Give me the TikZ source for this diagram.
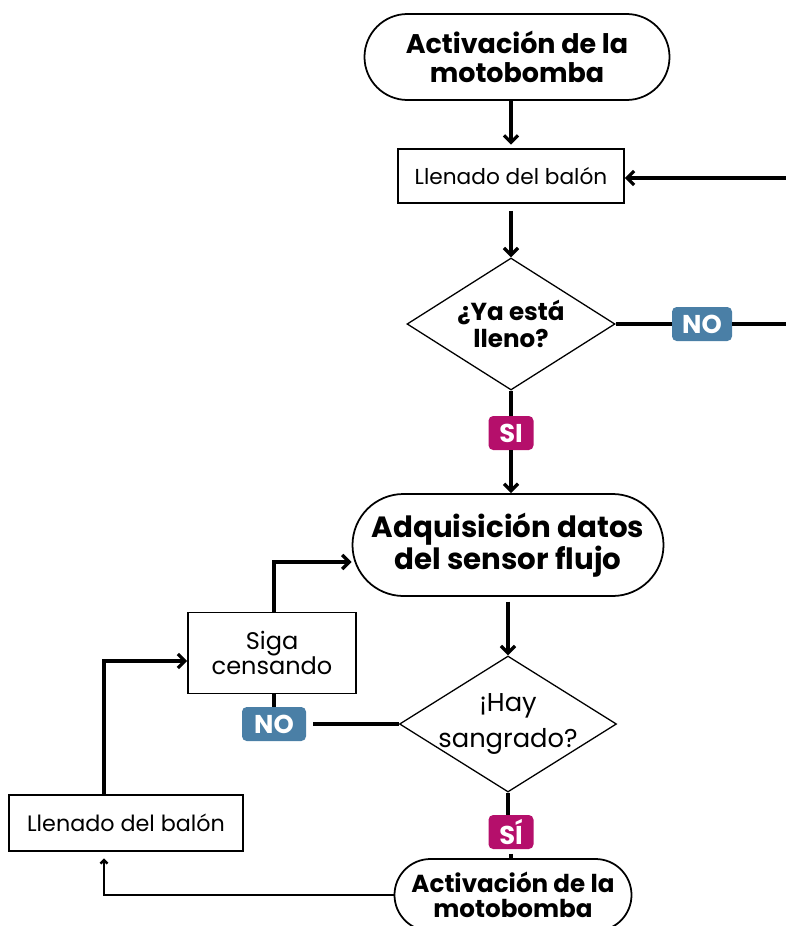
\documentclass[tikz,border=0pt]{standalone}
\usepackage{fontspec}
\setmainfont{Poppins}
\usetikzlibrary{shapes.geometric,arrows.meta}
\definecolor{noblue}{HTML}{4A7FA6}
\definecolor{simag}{HTML}{B50F6B}
\begin{document}
\begin{tikzpicture}[
    x=0.03cm, y=-0.03cm,
    terminal/.style={rectangle, draw, line width=1.5pt, inner sep=0pt, align=center, font=\bfseries},
    process/.style={rectangle, draw, line width=1.3pt, inner sep=0pt, align=center},
    decision/.style={diamond, draw, line width=1.1pt, inner sep=0pt},
    tagno/.style={rectangle, fill=noblue, rounded corners=4pt, text=white, font=\bfseries\fontsize{22}{24}\selectfont, minimum width=1.8cm, minimum height=1.02cm, inner sep=0pt},
    tagsi/.style={tagno, fill=simag, minimum width=1.35cm},
    flow/.style={line width=2.8pt, -{Straight Barb[length=6pt,width=12pt]}},
    link/.style={line width=2.8pt}
  ]
  \clip (0,0) rectangle (786,926);
  % upper loop
  \node[terminal, minimum width=9.15cm, minimum height=2.58cm, rounded corners=1.29cm,
    font=\bfseries\fontsize{23}{25}\selectfont] (motor1) at (517,57) {Activación de la\\motobomba};
  \node[process, minimum width=6.78cm, minimum height=1.62cm,
    font=\fontsize{18.5}{21}\selectfont] (llenado1) at (511,176) {Llenado del balón};
  \node[decision, minimum width=6.24cm, minimum height=3.96cm,
    label={[align=center, font=\bfseries\fontsize{21}{23}\selectfont]center:{¿Ya está\\lleno?}}] (lleno) at (511,324) {};
  \node[tagno] (no1) at (702,324) {NO};
  \node[tagsi] (si1) at (511,433) {SI};
  \coordinate (retorno) at (786,178);
  \coordinate (salida) at (786,324);

  % lower loop
  \node[terminal, minimum width=9.33cm, minimum height=3.06cm, rounded corners=1.53cm,
    font=\bfseries\fontsize{25}{27}\selectfont] (sensor) at (508,545) {Adquisición datos\\del sensor flujo};
  \node[decision, minimum width=6.51cm, minimum height=4.08cm,
    label={[align=center, font=\fontsize{22}{30}\selectfont]center:{¡Hay\\sangrado?}}] (sangrado) at (508,724) {};
  \node[process, minimum width=5.04cm, minimum height=2.43cm,
    font=\fontsize{20.5}{22}\selectfont] (siga) at (272,653) {Siga\\censando};
  \node[tagno, minimum width=1.92cm] (no2) at (274,724) {NO};
  \node[tagsi] (si2) at (511,832) {SÍ};
  \node[terminal, minimum width=7.11cm, minimum height=2.16cm, rounded corners=1.08cm,
    font=\bfseries\fontsize{21}{21}\selectfont] (motor2) at (513,895) {Activación de la\\motobomba};
  \node[process, minimum width=7.02cm, minimum height=1.68cm,
    font=\fontsize{19}{21}\selectfont] (llenado2) at (126,823) {Llenado del balón};

  \draw[flow, shorten >=3pt] (llenado1.north |- motor1.south) -- (llenado1.north);
  \draw[flow] (retorno) -- (retorno -| llenado1.east);
  \draw[flow, shorten <=6pt] (llenado1) -- (lleno);
  \draw[link] (lleno.east) -- (no1.west);
  \draw[link] (no1.east) -- (salida);
  \draw[link] (lleno.south) -- (si1.north);
  \draw[flow] (si1.south) -- (si1.south |- sensor.north);
  \draw[flow, shorten <=4pt] (sensor.south) -- (sangrado.north);
  \draw[link, shorten >=6pt] (sangrado.west) -- (sangrado.west -| no2.east);
  \draw[link] (no2.north) -- (no2.north |- siga.south);
  \draw[flow] (no2.north |- siga.north) |- ([yshift=-0.51cm]sensor.west);
  \draw[link] (sangrado.south) -- (sangrado.south |- si2.north);
  \draw[link, shorten <=4pt] (si2.south) -- (si2.south |- motor2.north);
  \draw[line width=2pt, -{Straight Barb[length=3pt,width=6pt]}] (motor2.west) -| ([xshift=-0.66cm, yshift=-0.2cm]llenado2.south);
  \draw[flow] ([xshift=-0.66cm]llenado2.north) |- ([yshift=-0.24cm]siga.west);
\end{tikzpicture}
\end{document}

- - - - - - -

* **Work required**
Skip every picture and transcribe the data above exactly.

* **Problem solution**
Give me the TikZ source for this diagram.
\documentclass[tikz,border=0pt]{standalone}
\usepackage{fontspec}
\setmainfont{Poppins}
\usetikzlibrary{shapes.geometric,arrows.meta}
\definecolor{noblue}{HTML}{4A7FA6}
\definecolor{simag}{HTML}{B50F6B}
\begin{document}
\begin{tikzpicture}[
    x=0.03cm, y=-0.03cm,
    terminal/.style={rectangle, draw, line width=1.5pt, inner sep=0pt, align=center, font=\bfseries},
    process/.style={rectangle, draw, line width=1.3pt, inner sep=0pt, align=center},
    decision/.style={diamond, draw, line width=1.1pt, inner sep=0pt},
    tagno/.style={rectangle, fill=noblue, rounded corners=4pt, text=white, font=\bfseries\fontsize{22}{24}\selectfont, minimum width=1.8cm, minimum height=1.02cm, inner sep=0pt},
    tagsi/.style={tagno, fill=simag, minimum width=1.35cm},
    flow/.style={line width=2.8pt, -{Straight Barb[length=6pt,width=12pt]}},
    link/.style={line width=2.8pt}
  ]
  \clip (0,0) rectangle (786,926);
  % upper loop
  \node[terminal, minimum width=9.15cm, minimum height=2.58cm, rounded corners=1.29cm,
    font=\bfseries\fontsize{23}{25}\selectfont] (motor1) at (517,57) {Activación de la\\motobomba};
  \node[process, minimum width=6.78cm, minimum height=1.62cm,
    font=\fontsize{18.5}{21}\selectfont] (llenado1) at (511,176) {Llenado del balón};
  \node[decision, minimum width=6.24cm, minimum height=3.96cm,
    label={[align=center, font=\bfseries\fontsize{21}{23}\selectfont]center:{¿Ya está\\lleno?}}] (lleno) at (511,324) {};
  \node[tagno] (no1) at (702,324) {NO};
  \node[tagsi] (si1) at (511,433) {SI};
  \coordinate (retorno) at (786,178);
  \coordinate (salida) at (786,324);

  % lower loop
  \node[terminal, minimum width=9.33cm, minimum height=3.06cm, rounded corners=1.53cm,
    font=\bfseries\fontsize{25}{27}\selectfont] (sensor) at (508,545) {Adquisición datos\\del sensor flujo};
  \node[decision, minimum width=6.51cm, minimum height=4.08cm,
    label={[align=center, font=\fontsize{22}{30}\selectfont]center:{¡Hay\\sangrado?}}] (sangrado) at (508,724) {};
  \node[process, minimum width=5.04cm, minimum height=2.43cm,
    font=\fontsize{20.5}{22}\selectfont] (siga) at (272,653) {Siga\\censando};
  \node[tagno, minimum width=1.92cm] (no2) at (274,724) {NO};
  \node[tagsi] (si2) at (511,832) {SÍ};
  \node[terminal, minimum width=7.11cm, minimum height=2.16cm, rounded corners=1.08cm,
    font=\bfseries\fontsize{21}{21}\selectfont] (motor2) at (513,895) {Activación de la\\motobomba};
  \node[process, minimum width=7.02cm, minimum height=1.68cm,
    font=\fontsize{19}{21}\selectfont] (llenado2) at (126,823) {Llenado del balón};

  \draw[flow, shorten >=3pt] (llenado1.north |- motor1.south) -- (llenado1.north);
  \draw[flow] (retorno) -- (retorno -| llenado1.east);
  \draw[flow, shorten <=6pt] (llenado1) -- (lleno);
  \draw[link] (lleno.east) -- (no1.west);
  \draw[link] (no1.east) -- (salida);
  \draw[link] (lleno.south) -- (si1.north);
  \draw[flow] (si1.south) -- (si1.south |- sensor.north);
  \draw[flow, shorten <=4pt] (sensor.south) -- (sangrado.north);
  \draw[link, shorten >=6pt] (sangrado.west) -- (sangrado.west -| no2.east);
  \draw[link] (no2.north) -- (no2.north |- siga.south);
  \draw[flow] (no2.north |- siga.north) |- ([yshift=-0.51cm]sensor.west);
  \draw[link] (sangrado.south) -- (sangrado.south |- si2.north);
  \draw[link, shorten <=4pt] (si2.south) -- (si2.south |- motor2.north);
  \draw[line width=2pt, -{Straight Barb[length=3pt,width=6pt]}] (motor2.west) -| ([xshift=-0.66cm, yshift=-0.2cm]llenado2.south);
  \draw[flow] ([xshift=-0.66cm]llenado2.north) |- ([yshift=-0.24cm]siga.west);
\end{tikzpicture}
\end{document}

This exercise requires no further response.